"It's my hobby"
"You need a hobby"
"What hobbies do you have?"
Say it real fast five times in a row and you'll find yourself smiling.
So while we're all minimizing our physical social intercourse (yeah, I know, some of my intellectual development never progressed past tenth grade), I'm more interested than ever in hobbies.
I don't believe that I have any hobbies. Having a hobby implies a sustained emotional balance, i.e. doing something for the joy of immersing oneself in the experience (sustained boredom for me). Collecting stamps would be an example of a hobby. Sitting there in the evening, wearing a woolen vest, in a musty corner of your creaky old house at your roll top desk with a single light on the desk, holding up a square inch of some semi-rare collectible with a pair of tweezers, peering through your bifocals AND a magnifying glass and grunting in contentment at this particular bit of philatelic minutiae.
No disrespect if this is your happy place, but I decline.
Back in the day, Cub fans had a Hobbie. |
Part of the reason for my emotional rejection of this type of engagement is the obsessive side of my personality. Should you ask mi esposa, she would likely say that is a side that encompasses about 97% of me. I gotta mostly do stuff that has winners and losers and boo-yah! moments. Things that evoke passion and emotion, hitting the adrenalin button.
I can hit total Lite-osity (the marketing guys at Miller Beer created that term a zillion years ago, just for me, I think) by doing the passion zoomy stuff and then backsliding, thereby getting to that level of mindfulness that Stamp Man above reached by staring at his little philatelic ornament, except my route was actually fun.
BTW, I think numismatics is a cousin of philately. Just sayin'.
Back at hobbies, upon further review, I may have several, I guess, though they've had to pass through the obsession phase and then settle back...I need to ponder this some more. This part of the discussion is the gateway to the payoff topic, watching TV during lockdown.
My imagination tends to take control of reality on a pretty regular basis.

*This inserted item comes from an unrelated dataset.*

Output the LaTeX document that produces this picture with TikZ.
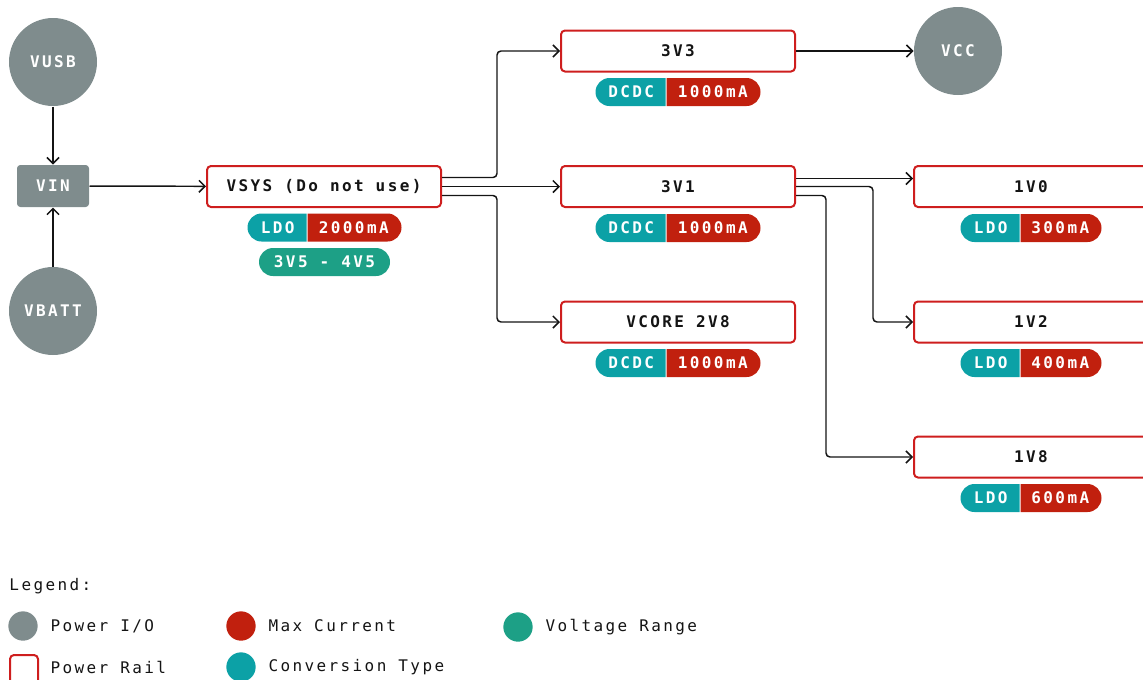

I think that skews me toward being eclectic. Mi esposa suggests that it makes me a nut.
Cruel woman...
These worlds converge when my long standing hobby -- being a hypochondriac -- gets supercharged by the onslaught of TV presentations. I learned the hard way, some years ago, just how traumatic the journey (everyone has "a journey" these days) can be when we would watch "House", the TV series about the Sherlock Holmes of infectious diseases starring Hugh Laurie. We'd turn that on and by the end of the show I would be suffering from the symptoms of that week's guest disease, including genetic disorders, chemically induced side effects, all kinds of crazy stuff. Cruel woman would usually ride to the rescue with a less-than-gentle interlude to her head shaking and derisive laughter, interjecting "you're nuts, I'm going to bed" as her unique and tender way of bringing me back on course.
In light of that ersatz medical history, I have been limiting my COVID-19 updates. Maybe 'll catch up when they issue a commemorative stamp.